Il 22 febbraio 1903, per un banale incidente, il Machiavelli prende fuoco: tutto brucia, anche i bellissimi pupi di don Angelo. Ma nell’agosto è già pronto a riaprire e si presenta così: il locale rettangolare è occupato per una dozzina di metri dal palcoscenico, dotato di sette quinte per parte e di una breve ribalta, davanti alla quale prende posto l’orchestra. La platea è occupata da sedie verso il proscenio e da panche verso il fondo e sui tre lati è circondata da una galleria di legno sorretta da pali, sul cui parapetto – come è l’uso – spiccano grandi riproduzioni fotografiche di Giovanni Grasso in diverse pose teatrali del suo repertorio.
E di nuovo il successo porta la compagnia in Francia, Spagna, Russia, Inghilterra, Stati Uniti. Dal 1906 il Machiavelli è affidato a Micio Grasso, fratello minore di Giovanni.

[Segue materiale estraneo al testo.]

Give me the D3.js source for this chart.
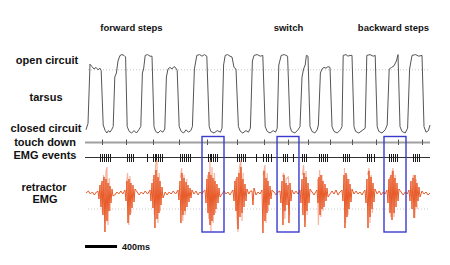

Nel 1912, ritornato definitivamente a Catania, Giovanni scioglie però la compagnia e chiude il Machiavelli.

Quel teatro che per oltre quarantacinque anni era stato cardine dello spettacolo cittadino, oggi è tornato a essere un luogo amato a Catania, anzi, un luogo necessario, un punto di riferimento riaperto nell’aprile 2010 con Recitazione di Siddharta una rappresentazione di Lamberto Puggelli dal romanzo di Hermann Hesse. Dall’ottobre del 2014, il Teatro Machiavelli, che ora si affaccia sulle nuove sale in Piazza dell’Università, è gestito dall’Associazione Ingresso Libero, in convenzione con l’Università degli Studi di Catania, e ospita la Fondazione Lamberto Puggelli.